Data provided:
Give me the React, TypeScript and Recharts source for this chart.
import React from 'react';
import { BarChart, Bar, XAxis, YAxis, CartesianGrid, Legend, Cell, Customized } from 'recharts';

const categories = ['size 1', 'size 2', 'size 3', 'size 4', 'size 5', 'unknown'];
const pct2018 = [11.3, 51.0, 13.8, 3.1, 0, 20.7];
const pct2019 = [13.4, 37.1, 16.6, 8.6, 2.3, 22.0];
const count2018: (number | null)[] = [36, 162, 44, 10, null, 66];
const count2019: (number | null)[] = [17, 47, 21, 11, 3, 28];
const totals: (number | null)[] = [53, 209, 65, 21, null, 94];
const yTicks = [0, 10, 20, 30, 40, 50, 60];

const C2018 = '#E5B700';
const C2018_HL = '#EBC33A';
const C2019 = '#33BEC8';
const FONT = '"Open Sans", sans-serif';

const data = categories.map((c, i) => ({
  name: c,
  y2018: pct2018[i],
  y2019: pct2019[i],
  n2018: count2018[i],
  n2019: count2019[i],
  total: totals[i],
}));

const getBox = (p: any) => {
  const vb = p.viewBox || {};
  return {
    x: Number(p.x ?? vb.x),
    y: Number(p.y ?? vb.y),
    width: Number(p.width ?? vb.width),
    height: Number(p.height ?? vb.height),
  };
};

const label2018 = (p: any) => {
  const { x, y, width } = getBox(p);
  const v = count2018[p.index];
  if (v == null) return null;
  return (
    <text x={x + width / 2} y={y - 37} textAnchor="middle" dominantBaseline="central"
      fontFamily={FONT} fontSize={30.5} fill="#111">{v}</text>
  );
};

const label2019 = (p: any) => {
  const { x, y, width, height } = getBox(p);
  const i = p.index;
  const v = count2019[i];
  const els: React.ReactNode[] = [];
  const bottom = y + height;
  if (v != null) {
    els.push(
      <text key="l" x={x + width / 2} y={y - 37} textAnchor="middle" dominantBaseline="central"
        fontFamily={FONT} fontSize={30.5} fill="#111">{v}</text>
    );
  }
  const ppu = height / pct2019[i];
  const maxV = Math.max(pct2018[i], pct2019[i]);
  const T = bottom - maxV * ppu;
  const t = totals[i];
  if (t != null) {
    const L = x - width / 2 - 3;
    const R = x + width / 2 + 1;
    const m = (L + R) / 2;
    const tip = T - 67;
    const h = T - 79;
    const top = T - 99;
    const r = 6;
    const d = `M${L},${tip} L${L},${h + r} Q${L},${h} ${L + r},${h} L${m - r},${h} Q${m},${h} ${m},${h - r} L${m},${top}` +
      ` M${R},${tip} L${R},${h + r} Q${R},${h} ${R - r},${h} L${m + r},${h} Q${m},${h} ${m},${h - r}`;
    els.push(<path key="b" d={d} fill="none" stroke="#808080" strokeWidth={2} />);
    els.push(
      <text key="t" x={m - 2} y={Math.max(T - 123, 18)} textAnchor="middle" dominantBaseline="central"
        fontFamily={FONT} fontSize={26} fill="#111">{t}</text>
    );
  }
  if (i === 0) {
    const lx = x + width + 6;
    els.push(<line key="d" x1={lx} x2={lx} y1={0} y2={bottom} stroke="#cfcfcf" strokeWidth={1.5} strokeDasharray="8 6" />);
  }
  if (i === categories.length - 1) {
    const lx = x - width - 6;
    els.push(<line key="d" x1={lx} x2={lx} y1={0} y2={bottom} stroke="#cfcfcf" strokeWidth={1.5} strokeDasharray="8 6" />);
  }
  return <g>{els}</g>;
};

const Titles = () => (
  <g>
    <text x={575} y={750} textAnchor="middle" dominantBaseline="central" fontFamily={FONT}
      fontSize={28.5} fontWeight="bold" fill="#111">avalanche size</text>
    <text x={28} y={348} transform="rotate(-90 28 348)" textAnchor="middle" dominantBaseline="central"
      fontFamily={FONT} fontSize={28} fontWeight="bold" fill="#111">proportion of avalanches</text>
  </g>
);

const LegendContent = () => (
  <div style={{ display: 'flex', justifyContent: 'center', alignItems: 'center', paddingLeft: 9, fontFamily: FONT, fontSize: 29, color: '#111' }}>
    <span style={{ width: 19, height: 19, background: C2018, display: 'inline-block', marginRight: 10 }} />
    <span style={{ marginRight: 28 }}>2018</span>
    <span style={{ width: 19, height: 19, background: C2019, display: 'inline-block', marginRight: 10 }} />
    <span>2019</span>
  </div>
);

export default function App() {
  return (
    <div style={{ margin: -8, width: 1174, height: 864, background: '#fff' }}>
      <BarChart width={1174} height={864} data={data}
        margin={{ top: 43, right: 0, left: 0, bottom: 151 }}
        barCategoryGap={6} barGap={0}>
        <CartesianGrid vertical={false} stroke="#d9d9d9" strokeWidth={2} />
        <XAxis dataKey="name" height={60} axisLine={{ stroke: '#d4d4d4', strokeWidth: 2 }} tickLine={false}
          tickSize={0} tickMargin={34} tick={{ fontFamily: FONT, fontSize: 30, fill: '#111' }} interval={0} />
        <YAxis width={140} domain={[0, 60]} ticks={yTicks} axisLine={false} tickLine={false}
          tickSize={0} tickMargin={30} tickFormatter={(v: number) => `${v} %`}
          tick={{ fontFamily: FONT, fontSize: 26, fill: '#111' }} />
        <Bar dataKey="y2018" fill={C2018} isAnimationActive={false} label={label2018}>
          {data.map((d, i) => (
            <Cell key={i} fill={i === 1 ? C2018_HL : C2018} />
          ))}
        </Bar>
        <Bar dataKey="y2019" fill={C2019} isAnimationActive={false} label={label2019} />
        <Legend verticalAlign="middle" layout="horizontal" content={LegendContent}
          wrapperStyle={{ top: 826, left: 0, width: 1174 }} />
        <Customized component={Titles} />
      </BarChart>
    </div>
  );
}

Exercise instructions: Please repeat the listing exactly, with nothing left out.

The completed task:
Give me the React, TypeScript and Recharts source for this chart.
import React from 'react';
import { BarChart, Bar, XAxis, YAxis, CartesianGrid, Legend, Cell, Customized } from 'recharts';

const categories = ['size 1', 'size 2', 'size 3', 'size 4', 'size 5', 'unknown'];
const pct2018 = [11.3, 51.0, 13.8, 3.1, 0, 20.7];
const pct2019 = [13.4, 37.1, 16.6, 8.6, 2.3, 22.0];
const count2018: (number | null)[] = [36, 162, 44, 10, null, 66];
const count2019: (number | null)[] = [17, 47, 21, 11, 3, 28];
const totals: (number | null)[] = [53, 209, 65, 21, null, 94];
const yTicks = [0, 10, 20, 30, 40, 50, 60];

const C2018 = '#E5B700';
const C2018_HL = '#EBC33A';
const C2019 = '#33BEC8';
const FONT = '"Open Sans", sans-serif';

const data = categories.map((c, i) => ({
  name: c,
  y2018: pct2018[i],
  y2019: pct2019[i],
  n2018: count2018[i],
  n2019: count2019[i],
  total: totals[i],
}));

const getBox = (p: any) => {
  const vb = p.viewBox || {};
  return {
    x: Number(p.x ?? vb.x),
    y: Number(p.y ?? vb.y),
    width: Number(p.width ?? vb.width),
    height: Number(p.height ?? vb.height),
  };
};

const label2018 = (p: any) => {
  const { x, y, width } = getBox(p);
  const v = count2018[p.index];
  if (v == null) return null;
  return (
    <text x={x + width / 2} y={y - 37} textAnchor="middle" dominantBaseline="central"
      fontFamily={FONT} fontSize={30.5} fill="#111">{v}</text>
  );
};

const label2019 = (p: any) => {
  const { x, y, width, height } = getBox(p);
  const i = p.index;
  const v = count2019[i];
  const els: React.ReactNode[] = [];
  const bottom = y + height;
  if (v != null) {
    els.push(
      <text key="l" x={x + width / 2} y={y - 37} textAnchor="middle" dominantBaseline="central"
        fontFamily={FONT} fontSize={30.5} fill="#111">{v}</text>
    );
  }
  const ppu = height / pct2019[i];
  const maxV = Math.max(pct2018[i], pct2019[i]);
  const T = bottom - maxV * ppu;
  const t = totals[i];
  if (t != null) {
    const L = x - width / 2 - 3;
    const R = x + width / 2 + 1;
    const m = (L + R) / 2;
    const tip = T - 67;
    const h = T - 79;
    const top = T - 99;
    const r = 6;
    const d = `M${L},${tip} L${L},${h + r} Q${L},${h} ${L + r},${h} L${m - r},${h} Q${m},${h} ${m},${h - r} L${m},${top}` +
      ` M${R},${tip} L${R},${h + r} Q${R},${h} ${R - r},${h} L${m + r},${h} Q${m},${h} ${m},${h - r}`;
    els.push(<path key="b" d={d} fill="none" stroke="#808080" strokeWidth={2} />);
    els.push(
      <text key="t" x={m - 2} y={Math.max(T - 123, 18)} textAnchor="middle" dominantBaseline="central"
        fontFamily={FONT} fontSize={26} fill="#111">{t}</text>
    );
  }
  if (i === 0) {
    const lx = x + width + 6;
    els.push(<line key="d" x1={lx} x2={lx} y1={0} y2={bottom} stroke="#cfcfcf" strokeWidth={1.5} strokeDasharray="8 6" />);
  }
  if (i === categories.length - 1) {
    const lx = x - width - 6;
    els.push(<line key="d" x1={lx} x2={lx} y1={0} y2={bottom} stroke="#cfcfcf" strokeWidth={1.5} strokeDasharray="8 6" />);
  }
  return <g>{els}</g>;
};

const Titles = () => (
  <g>
    <text x={575} y={750} textAnchor="middle" dominantBaseline="central" fontFamily={FONT}
      fontSize={28.5} fontWeight="bold" fill="#111">avalanche size</text>
    <text x={28} y={348} transform="rotate(-90 28 348)" textAnchor="middle" dominantBaseline="central"
      fontFamily={FONT} fontSize={28} fontWeight="bold" fill="#111">proportion of avalanches</text>
  </g>
);

const LegendContent = () => (
  <div style={{ display: 'flex', justifyContent: 'center', alignItems: 'center', paddingLeft: 9, fontFamily: FONT, fontSize: 29, color: '#111' }}>
    <span style={{ width: 19, height: 19, background: C2018, display: 'inline-block', marginRight: 10 }} />
    <span style={{ marginRight: 28 }}>2018</span>
    <span style={{ width: 19, height: 19, background: C2019, display: 'inline-block', marginRight: 10 }} />
    <span>2019</span>
  </div>
);

export default function App() {
  return (
    <div style={{ margin: -8, width: 1174, height: 864, background: '#fff' }}>
      <BarChart width={1174} height={864} data={data}
        margin={{ top: 43, right: 0, left: 0, bottom: 151 }}
        barCategoryGap={6} barGap={0}>
        <CartesianGrid vertical={false} stroke="#d9d9d9" strokeWidth={2} />
        <XAxis dataKey="name" height={60} axisLine={{ stroke: '#d4d4d4', strokeWidth: 2 }} tickLine={false}
          tickSize={0} tickMargin={34} tick={{ fontFamily: FONT, fontSize: 30, fill: '#111' }} interval={0} />
        <YAxis width={140} domain={[0, 60]} ticks={yTicks} axisLine={false} tickLine={false}
          tickSize={0} tickMargin={30} tickFormatter={(v: number) => `${v} %`}
          tick={{ fontFamily: FONT, fontSize: 26, fill: '#111' }} />
        <Bar dataKey="y2018" fill={C2018} isAnimationActive={false} label={label2018}>
          {data.map((d, i) => (
            <Cell key={i} fill={i === 1 ? C2018_HL : C2018} />
          ))}
        </Bar>
        <Bar dataKey="y2019" fill={C2019} isAnimationActive={false} label={label2019} />
        <Legend verticalAlign="middle" layout="horizontal" content={LegendContent}
          wrapperStyle={{ top: 826, left: 0, width: 1174 }} />
        <Customized component={Titles} />
      </BarChart>
    </div>
  );
}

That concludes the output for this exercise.